The first wave of short-form video creators to make the jump over to LinkedIn has been led by creators such as Natalie “Corporate Natalie” Marshall, whose humorous content about the nature of work and corporate life has propelled her to a following of nearly 150,000 on the platform. She boasts 1.1 million followers on Instagram and roughly 735,000 on TikTok.

Marshall told Digiday that she frequently communicates with a dedicated LinkedIn representative to share opportunities and feedback. (A LinkedIn representative confirmed that the company’s community management team “works with a number of members globally,” but declined to share specific numbers around the program.)

“We find that viewership doesn’t fall off as fast as it does on Instagram and TikTok,” said Marshall, who told Digiday that her LinkedIn video posts consistently receive more engagement and attention than her written content on the platform, in part because LinkedIn’s algorithm has a tendency to resurface older posts. “We are getting posts from months ago on our feed — and I think that’s probably a benefit for the brands to know that there’s longevity with their spend, if they are to do a partnership on LinkedIn.”

Marshall added that she had observed that LinkedIn users tend to spend more time watching each video than viewers elsewhere, speculating that users might be captured by the novelty of short-form video on the platform. She said that she had received interest in sponsored LinkedIn posts from advertisers such as Notion, for whom she posted her first paid text post on Jan. 30.

“On TikTok and Instagram, people are dropping off after 5 or 6 seconds, sometimes even less,” said Marshall, who didn’t share specific completion rates for her LinkedIn videos.

Brand spend on the rise

Brands are beginning to realize the value of marketing on LinkedIn, according to Brendan Gahan’s experience.

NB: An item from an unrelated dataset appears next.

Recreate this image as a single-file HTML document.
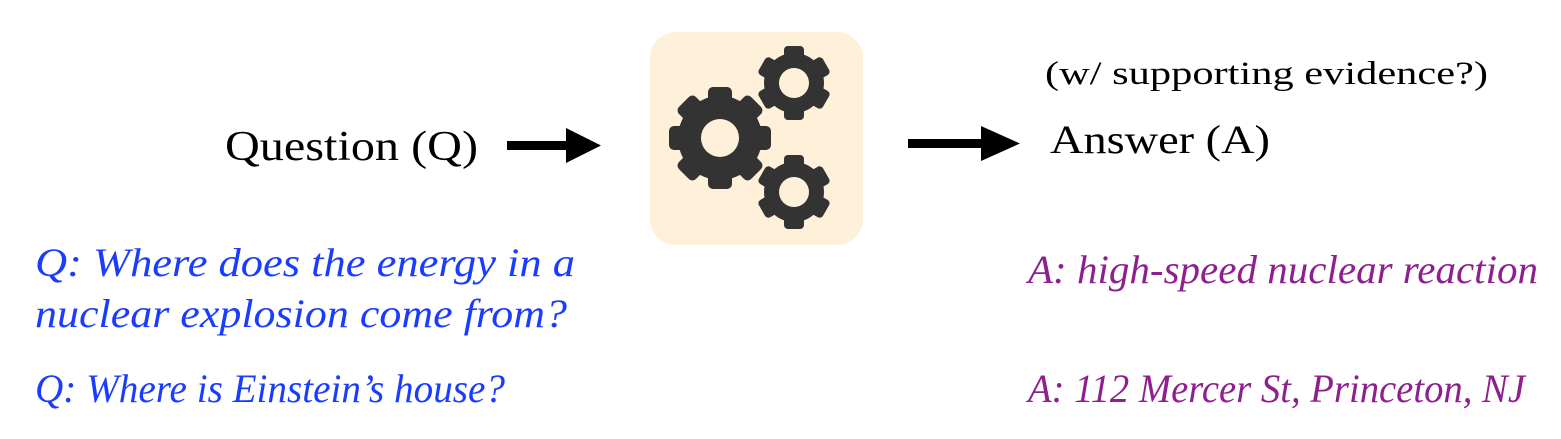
<!DOCTYPE html>
<html><head><style>html,body{margin:0;padding:0;background:#fff;}svg{display:block}</style></head>
<body>
<svg width="1561" height="439" viewBox="0 0 1561 439" xmlns="http://www.w3.org/2000/svg">
<defs>
<g id="t8"><rect x="-12" y="-51" width="24" height="102" rx="5"/></g>
<g id="t6"><rect x="-10" y="-37" width="20" height="74" rx="4"/></g>
</defs>
<rect x="650" y="32" width="213" height="213" rx="26" fill="#fff1d9"/>
<g fill="#333">
 <g transform="translate(720,138)">
  <circle r="42"/>
  <use href="#t8"/><use href="#t8" transform="rotate(45)"/><use href="#t8" transform="rotate(90)"/><use href="#t8" transform="rotate(135)"/>
  <circle r="19" fill="#fff1d9"/>
 </g>
 <g transform="translate(794,83)">
  <circle r="30"/>
  <use href="#t6"/><use href="#t6" transform="rotate(60)"/><use href="#t6" transform="rotate(120)"/>
  <circle r="15" fill="#fff1d9"/>
 </g>
 <g transform="translate(794,192)">
  <circle r="30"/>
  <use href="#t6"/><use href="#t6" transform="rotate(60)"/><use href="#t6" transform="rotate(120)"/>
  <circle r="15" fill="#fff1d9"/>
 </g>
</g>
<g fill="#000">
 <rect x="507" y="141" width="62" height="9"/>
 <polygon points="566,128 601,145.5 566,163"/>
 <rect x="908" y="139" width="76" height="9"/>
 <polygon points="981,126 1020,143.5 981,161"/>
</g>
<g font-family="'Liberation Serif',serif" fill="#000">
 <text x="225" y="160" font-size="42" textLength="253" lengthAdjust="spacingAndGlyphs">Question (Q)</text>
 <text x="1050" y="153" font-size="40" textLength="220" lengthAdjust="spacingAndGlyphs">Answer (A)</text>
 <text x="1045" y="84" font-size="33" textLength="443" lengthAdjust="spacingAndGlyphs">(w/ supporting evidence?)</text>
</g>
<g font-family="'Liberation Serif',serif" font-style="italic" font-size="40">
 <text x="35" y="276" fill="#1a3cff" textLength="540" lengthAdjust="spacingAndGlyphs">Q: Where does the energy in a</text>
 <text x="35" y="327" fill="#1a3cff" textLength="532" lengthAdjust="spacingAndGlyphs">nuclear explosion come from?</text>
 <text x="35" y="402" fill="#1a3cff" textLength="470" lengthAdjust="spacingAndGlyphs">Q: Where is Einstein’s house?</text>
 <text x="1028" y="283" fill="#8e1f8e" textLength="510" lengthAdjust="spacingAndGlyphs">A: high-speed nuclear reaction</text>
 <text x="1028" y="402" fill="#8e1f8e" textLength="497" lengthAdjust="spacingAndGlyphs">A: 112 Mercer St, Princeton, NJ</text>
</g>
</svg>
</body></html>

Business is currently booming for Gahan’s LinkedIn influencer marketing agency, Creator Authority, with brands’ spending on the agency’s LinkedIn campaigns — both video and non-video — doubling between Q3 and Q4 of 2024 and on track to triple in Q1 of 2025, per Gahan, who said that his clients track metrics such as impressions, engagement and views to gauge the success of their sponsored content.

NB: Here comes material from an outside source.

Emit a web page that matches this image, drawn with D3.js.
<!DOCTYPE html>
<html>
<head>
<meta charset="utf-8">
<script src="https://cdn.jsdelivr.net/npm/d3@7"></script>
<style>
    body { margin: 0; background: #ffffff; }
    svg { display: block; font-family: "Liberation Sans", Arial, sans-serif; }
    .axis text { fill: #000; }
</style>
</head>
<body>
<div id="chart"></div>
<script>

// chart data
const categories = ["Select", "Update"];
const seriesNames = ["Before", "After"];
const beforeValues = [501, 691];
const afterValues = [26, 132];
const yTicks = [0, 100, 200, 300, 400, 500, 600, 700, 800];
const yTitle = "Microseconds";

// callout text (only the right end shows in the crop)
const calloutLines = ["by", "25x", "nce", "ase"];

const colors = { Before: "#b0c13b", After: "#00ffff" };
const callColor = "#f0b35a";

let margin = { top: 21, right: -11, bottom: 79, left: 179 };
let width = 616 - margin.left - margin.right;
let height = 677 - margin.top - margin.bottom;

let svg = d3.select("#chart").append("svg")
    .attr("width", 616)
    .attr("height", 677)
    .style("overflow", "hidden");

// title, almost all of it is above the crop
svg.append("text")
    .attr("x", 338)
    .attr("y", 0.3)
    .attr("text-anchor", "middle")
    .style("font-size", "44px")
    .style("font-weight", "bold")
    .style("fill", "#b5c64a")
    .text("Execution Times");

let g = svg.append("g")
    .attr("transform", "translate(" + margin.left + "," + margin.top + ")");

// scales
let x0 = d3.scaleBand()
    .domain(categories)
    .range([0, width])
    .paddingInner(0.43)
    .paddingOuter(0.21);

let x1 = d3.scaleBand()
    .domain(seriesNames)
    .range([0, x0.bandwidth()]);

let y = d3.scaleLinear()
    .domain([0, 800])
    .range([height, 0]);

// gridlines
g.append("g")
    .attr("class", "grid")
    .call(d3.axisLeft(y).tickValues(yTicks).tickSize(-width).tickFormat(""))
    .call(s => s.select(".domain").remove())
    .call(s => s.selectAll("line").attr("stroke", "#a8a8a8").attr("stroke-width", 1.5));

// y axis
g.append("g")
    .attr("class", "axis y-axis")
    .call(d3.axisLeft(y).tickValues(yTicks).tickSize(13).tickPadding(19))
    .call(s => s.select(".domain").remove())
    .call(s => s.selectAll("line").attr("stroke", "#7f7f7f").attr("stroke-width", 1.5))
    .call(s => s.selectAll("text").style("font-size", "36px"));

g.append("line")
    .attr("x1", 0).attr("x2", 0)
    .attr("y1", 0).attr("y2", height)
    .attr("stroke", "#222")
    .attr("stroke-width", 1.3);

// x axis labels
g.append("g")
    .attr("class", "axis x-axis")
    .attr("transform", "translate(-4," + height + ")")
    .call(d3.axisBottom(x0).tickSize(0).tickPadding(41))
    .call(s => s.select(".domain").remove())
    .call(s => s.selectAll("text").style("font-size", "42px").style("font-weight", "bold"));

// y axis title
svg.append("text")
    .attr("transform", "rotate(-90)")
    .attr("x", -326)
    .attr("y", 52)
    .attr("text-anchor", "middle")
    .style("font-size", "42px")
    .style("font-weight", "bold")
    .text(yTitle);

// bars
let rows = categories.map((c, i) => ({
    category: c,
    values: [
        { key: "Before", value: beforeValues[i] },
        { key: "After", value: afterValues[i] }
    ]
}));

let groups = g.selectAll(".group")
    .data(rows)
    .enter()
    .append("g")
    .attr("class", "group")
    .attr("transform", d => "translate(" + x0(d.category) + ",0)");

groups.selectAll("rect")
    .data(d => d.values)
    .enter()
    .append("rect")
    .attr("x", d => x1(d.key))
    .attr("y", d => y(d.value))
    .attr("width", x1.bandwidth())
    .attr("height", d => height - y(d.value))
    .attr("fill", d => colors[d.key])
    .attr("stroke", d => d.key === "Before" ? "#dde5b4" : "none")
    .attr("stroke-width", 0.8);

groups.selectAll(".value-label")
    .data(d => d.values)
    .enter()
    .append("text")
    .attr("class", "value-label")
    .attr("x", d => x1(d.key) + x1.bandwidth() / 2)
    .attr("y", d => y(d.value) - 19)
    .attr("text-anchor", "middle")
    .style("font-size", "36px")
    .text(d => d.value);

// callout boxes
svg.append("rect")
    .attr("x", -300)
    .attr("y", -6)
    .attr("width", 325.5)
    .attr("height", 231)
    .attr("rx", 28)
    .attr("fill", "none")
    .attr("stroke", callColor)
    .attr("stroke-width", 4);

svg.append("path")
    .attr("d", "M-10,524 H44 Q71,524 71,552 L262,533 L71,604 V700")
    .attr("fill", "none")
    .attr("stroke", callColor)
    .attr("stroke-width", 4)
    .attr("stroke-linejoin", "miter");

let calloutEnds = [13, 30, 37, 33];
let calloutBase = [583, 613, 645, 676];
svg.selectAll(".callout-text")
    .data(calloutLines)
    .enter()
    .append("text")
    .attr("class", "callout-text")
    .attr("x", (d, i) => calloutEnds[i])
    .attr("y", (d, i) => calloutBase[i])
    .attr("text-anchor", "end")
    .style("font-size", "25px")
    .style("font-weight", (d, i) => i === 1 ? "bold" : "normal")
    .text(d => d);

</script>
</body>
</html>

For now, most of Creator Authority’s clients are products or services geared toward professionals, such as Notion, although Gahan said that the agency is “having a lot of conversations” with more mainstream consumer brands. For most creators who make sponsored content on LinkedIn, it remains more of a side hustle than a full-time job. Still, the revenue can be considerable. For example, creator Lindsey Gamble told Digiday that he made five figures via sponsored LinkedIn posts in both text and video format in 2024.

“This still feels like that era of YouTube in 2010, where brands are starting to come in, the ecosystem is growing, and there’s acceleration,” Gahan said. “But to me, it feels like this is that initial wave, and we haven’t even come close to the mass mainstream.”

Prioritizing video

At the moment, LinkedIn does not publicly display the viewership of videos on the platform, although creators are able to see how many impressions their own videos have accrued. 

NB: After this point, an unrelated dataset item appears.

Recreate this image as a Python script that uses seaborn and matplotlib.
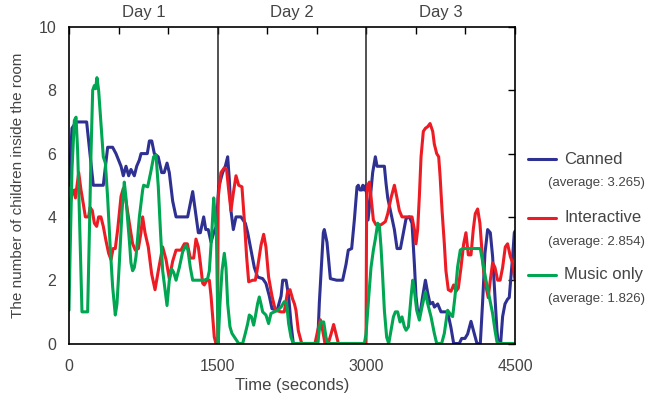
import numpy as np
import pandas as pd
import matplotlib
matplotlib.use("Agg")
import matplotlib.pyplot as plt
import seaborn as sns
from matplotlib.lines import Line2D

# ---------------- data ----------------
canned_t = [0, 30, 70, 178, 245, 346, 390, 440, 474, 525, 548, 575, 602, 625, 659, 683, 710, 727,
            790, 811, 835, 861, 900, 935, 960, 989, 1012, 1046, 1080, 1197, 1248, 1305, 1325, 1359,
            1380, 1405, 1433, 1460, 1487, 1510, 1550, 1577, 1601, 1617, 1634, 1658, 1685, 1735, 1779,
            1803, 1836, 1870, 1903, 1954, 1987, 2021, 2048, 2100, 2140, 2156, 2190, 2216, 2240, 2263,
            2509, 2526, 2566, 2576, 2603, 2637, 2700, 2761, 2795, 2818, 2852, 2879, 2906, 2919, 2936,
            2955, 2965, 2980, 2997, 3017, 3037, 3064, 3091, 3108, 3132, 3182, 3199, 3216, 3249, 3283,
            3310, 3344, 3374, 3401, 3434, 3461, 3485, 3501, 3518, 3545, 3569, 3596, 3619, 3643, 3670,
            3687, 3720, 3753, 3820, 3854, 3881, 3938, 3962, 3995, 4022, 4056, 4082, 4116, 4150, 4173,
            4197, 4224, 4251, 4274, 4298, 4318, 4331, 4355, 4375, 4399, 4425, 4442, 4459, 4476, 4493,
            4500]
canned_v = [5.0, 6.8, 7.0, 7.0, 5.0, 5.0, 6.2, 6.2, 6.0, 5.6, 5.3, 5.6, 5.3, 5.5, 5.3, 5.6, 5.8, 6.0,
            6.0, 6.4, 6.4, 6.0, 5.9, 5.4, 5.4, 5.7, 5.4, 4.5, 4.0, 4.0, 4.8, 3.5, 3.5, 4.0,
            3.6, 3.6, 3.2, 3.5, 3.7, 4.95, 5.4, 5.6, 5.9, 5.2, 4.2, 3.6, 4.0, 4.0, 3.8,
            3.5, 2.95, 2.4, 2.1, 2.05, 1.9, 1.5, 1.1, 1.05, 1.5, 2.0, 2.0, 1.5, 0.63, 0.0,
            0.0, 1.3, 3.5, 3.6, 3.2, 2.05, 2.0, 2.0, 2.5, 2.95, 3.0, 3.9, 4.95, 5.0, 4.85,
            4.85, 5.0, 4.85, 5.0, 3.9, 4.5, 5.4, 5.9, 5.6, 5.6, 5.6, 5.05, 4.6, 4.1, 3.6,
            3.0, 3.0, 3.5, 3.95, 4.0, 3.8, 2.5, 1.5, 1.0, 1.0, 1.5, 2.0, 1.6, 1.25, 1.3,
            1.15, 1.25, 1.0, 1.0, 0.5, 0.0, 0.0, 0.16, 0.16, 0.3, 0.7, 0.4, 0.0, 0.0, 1.3,
            2.85, 3.6, 3.5, 2.75, 1.5, 0.4, 0.0, 0.0, 0.85, 1.25, 1.4, 1.45, 2.1, 2.75, 3.5,
            3.55]

interactive_t = [0, 10, 30, 54, 65, 98, 121, 145, 165, 198, 212, 235, 256, 279, 299, 322, 346, 373,
                 400, 424, 445, 467, 491, 525, 548, 575, 609, 642, 669, 700, 726, 743, 767, 800, 834,
                 868, 901, 945, 979, 1012, 1046, 1080, 1130, 1164, 1194, 1224, 1258, 1281, 1305, 1325,
                 1349, 1365, 1392, 1416, 1433, 1450, 1466, 1483, 1500, 1505, 1533, 1567, 1590, 1611,
                 1634, 1658, 1685, 1712, 1745, 1769, 1792, 1813, 1853, 1880, 1903, 1937, 1964, 1987,
                 2014, 2048, 2082, 2139, 2172, 2206, 2230, 2257, 2275, 2290, 2314, 2348, 2482, 2509,
                 2536, 2560, 2583, 2615, 2644, 2670, 2694, 2718, 2997, 3003, 3014, 3031, 3047, 3071,
                 3098, 3148, 3192, 3216, 3249, 3283, 3306, 3333, 3360, 3461, 3485, 3501, 3518, 3535,
                 3552, 3575, 3596, 3619, 3643, 3670, 3686, 3710, 3730, 3744, 3764, 3787, 3803, 3827,
                 3854, 3881, 3905, 3928, 3955, 3982, 4005, 4029, 4056, 4079, 4099, 4123, 4146, 4166,
                 4183, 4207, 4230, 4251, 4274, 4298, 4325, 4350, 4375, 4402, 4425, 4453, 4476, 4500]
interactive_v = [4.0, 4.4, 4.7, 4.85, 4.6, 5.4, 4.85, 4.4, 4.0, 4.0, 4.3, 4.2, 3.8, 3.7, 4.0, 4.0, 3.7, 3.25,
                 2.85, 2.65, 3.0, 3.0, 3.6, 4.65, 4.9, 4.5, 3.8, 3.15, 2.95, 3.0, 3.5, 4.0, 3.5, 3.05, 2.2,
                 1.7, 2.3, 3.05, 2.65, 2.05, 2.6, 2.95, 2.95, 3.15, 3.15, 2.7, 2.7, 3.3, 3.05, 2.55,
                 1.9, 1.85, 2.0, 2.0, 1.5, 0.85, 0.2, 0.0, 0.0, 4.6, 5.4, 5.55, 5.5, 4.85,
                 4.2, 4.75, 5.3, 5.0, 4.95, 3.9, 2.75, 1.95, 2.0, 2.0, 2.4, 3.1, 3.45, 3.05,
                 2.1, 1.5, 1.05, 1.0, 1.0, 1.65, 1.7, 1.4, 1.25, 1.05, 0.4, 0.0, 0.0, 0.4,
                 0.75, 0.4, 0.0, 0.0, 0.3, 0.6, 0.3, 0.0, 0.0, 4.5, 5.0, 5.1, 4.65, 3.9,
                 3.75, 3.75, 3.85, 4.1, 4.6, 5.0, 4.65, 4.2, 4.0, 4.0, 3.6, 3.15, 3.6, 4.65,
                 5.9, 6.7, 6.8, 6.85, 6.95, 6.7, 6.3, 6.0, 5.9, 5.3, 4.2, 3.15, 2.3, 1.7,
                 1.65, 1.85, 1.65, 1.75, 2.4, 3.15, 3.5, 2.8, 2.8, 3.6, 4.1, 4.25, 3.8, 2.95,
                 2.3, 1.8, 1.45, 2.0, 2.55, 2.4, 2.0, 2.0, 2.4, 3.05, 3.15, 2.75, 2.55, 2.0]

music_t = [0, 10, 30, 54, 71, 87, 104, 121, 131, 188, 205, 222, 239, 256, 268, 282, 299, 316, 333, 346,
           367, 390, 414, 440, 467, 484, 508, 535, 558, 575, 592, 609, 625, 642, 659, 676, 693, 710,
           726, 743, 753, 794, 827, 854, 878, 901, 922, 945, 969, 989, 1012, 1036, 1056, 1080, 1113,
           1147, 1180, 1200, 1224, 1248, 1365, 1399, 1416, 1440, 1460, 1473, 1487, 1505, 1523, 1544,
           1567, 1584, 1601, 1624, 1644, 1678, 1712, 1752, 1779, 1803, 1819, 1840, 1863, 1880, 1903,
           1920, 1937, 1954, 1987, 2014, 2038, 2071, 2105, 2139, 2172, 2195, 2216, 2240, 2263, 2509,
           2536, 2570, 2593, 2610, 2980, 2997, 3024, 3047, 3071, 3091, 3115, 3132, 3148, 3165, 3182,
           3205, 3226, 3249, 3273, 3293, 3316, 3340, 3360, 3384, 3401, 3425, 3451, 3468, 3485, 3508,
           3535, 3562, 3596, 3619, 3653, 3686, 3710, 3760, 3787, 3820, 3854, 3871, 3894, 3921, 3948,
           3972, 4150, 4173, 4207, 4241, 4274, 4298, 4318, 4342, 4500]
music_v = [1.05, 2.7, 5.5, 7.05, 7.15, 6.1, 4.2, 2.1, 1.0, 1.0, 3.4, 6.0, 8.0, 8.15, 8.05, 8.4, 8.0, 7.25, 6.5, 5.9,
           5.7, 4.6, 3.15, 1.8, 0.9, 1.25, 2.55, 4.2, 5.1, 4.6, 3.9, 3.25, 2.55, 2.3, 2.4, 2.75, 3.35, 4.0,
           4.4, 4.85, 5.0, 4.95, 5.45, 5.9, 5.95, 4.95, 3.6, 2.3, 1.7, 1.2, 2.0, 2.35, 2.25, 2.0, 2.4,
           2.9, 3.1, 2.95, 2.4, 2.0, 2.0, 2.05, 2.3, 3.45, 4.6, 4.1, 3.5, 0.0, 1.26, 2.3,
           2.85, 2.4, 1.26, 0.53, 0.32, 0.16, 0.0, 0.0, 0.32, 0.63, 0.9, 0.85, 0.58, 0.85, 1.26,
           1.47, 1.25, 1.0, 0.9, 0.63, 0.95, 1.0, 1.05, 1.15, 1.32, 1.3, 0.63, 0.2, 0.0, 0.0,
           0.68, 0.68, 0.2, 0.0, 0.0, 0.3, 1.47, 2.4, 2.95, 3.3, 3.8, 3.7, 3.05, 2.1, 1.05,
           0.2, 0.0, 0.42, 0.84, 1.0, 1.0, 0.68, 0.84, 0.53, 0.42, 0.53, 1.47, 2.0, 1.68, 1.05,
           0.74, 1.16, 1.63, 1.26, 0.84, 0.32, 0.0, 0.0, 0.32, 1.05, 0.9, 0.85, 1.47, 2.42, 2.95,
           3.0, 3.0, 2.6, 2.0, 1.47, 0.95, 0.42, 0.05, 0.0, 0.0]

series_names = ["Canned", "Interactive", "Music only"]
averages = ["3.265", "2.854", "1.826"]
day_labels = ["Day 1", "Day 2", "Day 3"]
day_bounds = [0, 1500, 3000, 4500]
x_ticks = [0, 500, 1000, 1500, 2000, 2500, 3000, 3500, 4000, 4500]
x_tick_labels = ["0", "", "", "1500", "", "", "3000", "", "", "4500"]
y_ticks = [0, 2, 4, 6, 8, 10]
colors = ["#2E3192", "#ED1C24", "#00A651"]

# ---------------- figure ----------------
sns.set_theme(style="white")
plt.rcParams['font.family'] = ['Liberation Sans', 'DejaVu Sans']
text_color = "#444444"

W, H = 663, 403
fig = plt.figure(figsize=(W / 100, H / 100), dpi=100)
ax = fig.add_axes([69 / W, (H - 343.5) / H, 446 / W, 316.5 / H])

df = pd.concat([
    pd.DataFrame({"t": canned_t, "v": canned_v, "series": series_names[0]}),
    pd.DataFrame({"t": interactive_t, "v": interactive_v, "series": series_names[1]}),
    pd.DataFrame({"t": music_t, "v": music_v, "series": series_names[2]}),
], ignore_index=True)

for b in day_bounds[1:-1]:
    ax.axvline(b, color="#222222", lw=1.1, zorder=1)

sns.lineplot(data=df, x="t", y="v", hue="series", hue_order=series_names,
             palette=colors, estimator=None, sort=False, lw=2.2,
             ax=ax, legend=False, zorder=2)

ax.set_xlim(0, 4500)
ax.set_ylim(0, 10)
ax.set_xticks(x_ticks)
ax.set_xticklabels(x_tick_labels)
ax.set_yticks(y_ticks)
ax.tick_params(axis="both", direction="in", length=5, width=1.0, color="black",
               top=True, right=True, labelsize=11.5, labelcolor=text_color)
ax.tick_params(axis="x", pad=11)
ax.tick_params(axis="y", pad=9)
for s in ax.spines.values():
    s.set_color("black")
    s.set_linewidth(1.2)

ax.set_xlabel("Time (seconds)", fontsize=12, color=text_color, labelpad=3)
ax.set_ylabel("The number of children inside the room", fontsize=11, color=text_color, labelpad=10)

for i, lab in enumerate(day_labels):
    ax.text((day_bounds[i] + day_bounds[i + 1]) / 2, 1.045, lab,
            transform=ax.get_xaxis_transform(), ha="center", va="center",
            fontsize=12, color=text_color)

# legend (manual)
line_y = [159, 218, 275]
avg_y = [183, 242, 299]
for i, name in enumerate(series_names):
    fy = 1 - line_y[i] / H
    fig.add_artist(Line2D([528 / W, 556 / W], [fy, fy], color=colors[i], lw=2.2))
    fig.text(564 / W, fy, name, ha="left", va="center", fontsize=12, color=text_color)
    fig.text(548 / W, 1 - avg_y[i] / H, f"(average: {averages[i]})", ha="left",
             va="center", fontsize=9.5, color=text_color)

fig.savefig("out.png", dpi=100)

Among LinkedIn creators, it’s a common belief that the company’s algorithm actively prioritizes video content over other types. Earlier this month, creator Terry Rice ran an experiment in which he posted the same content as a video post and a text-based image post, finding that the video post far exceeded the text post in impressions — 786 to 181,000 — but the text post had a much higher engagement-to-impression rate of 12.7 percent versus the video’s engagement rate of 0.1 percent. (When asked about the impact of LinkedIn’s algorithm on video performance metrics, Lorenzetti declined to share specific details, instead pointing to an October 2024 blog post on the LinkedIn feed by LinkedIn senior director of product management Rishi Jobanputra.)

“In 2024, when they made significant investments in video on the platform, the algorithm updated as well, and they really are prioritizing video content over editorial,” said United Talent Agency marketing executive Jack Gallo, who counts LinkedIn as a client and has helped digitally native creators such as Emma Chamberlain make the jump to the platform.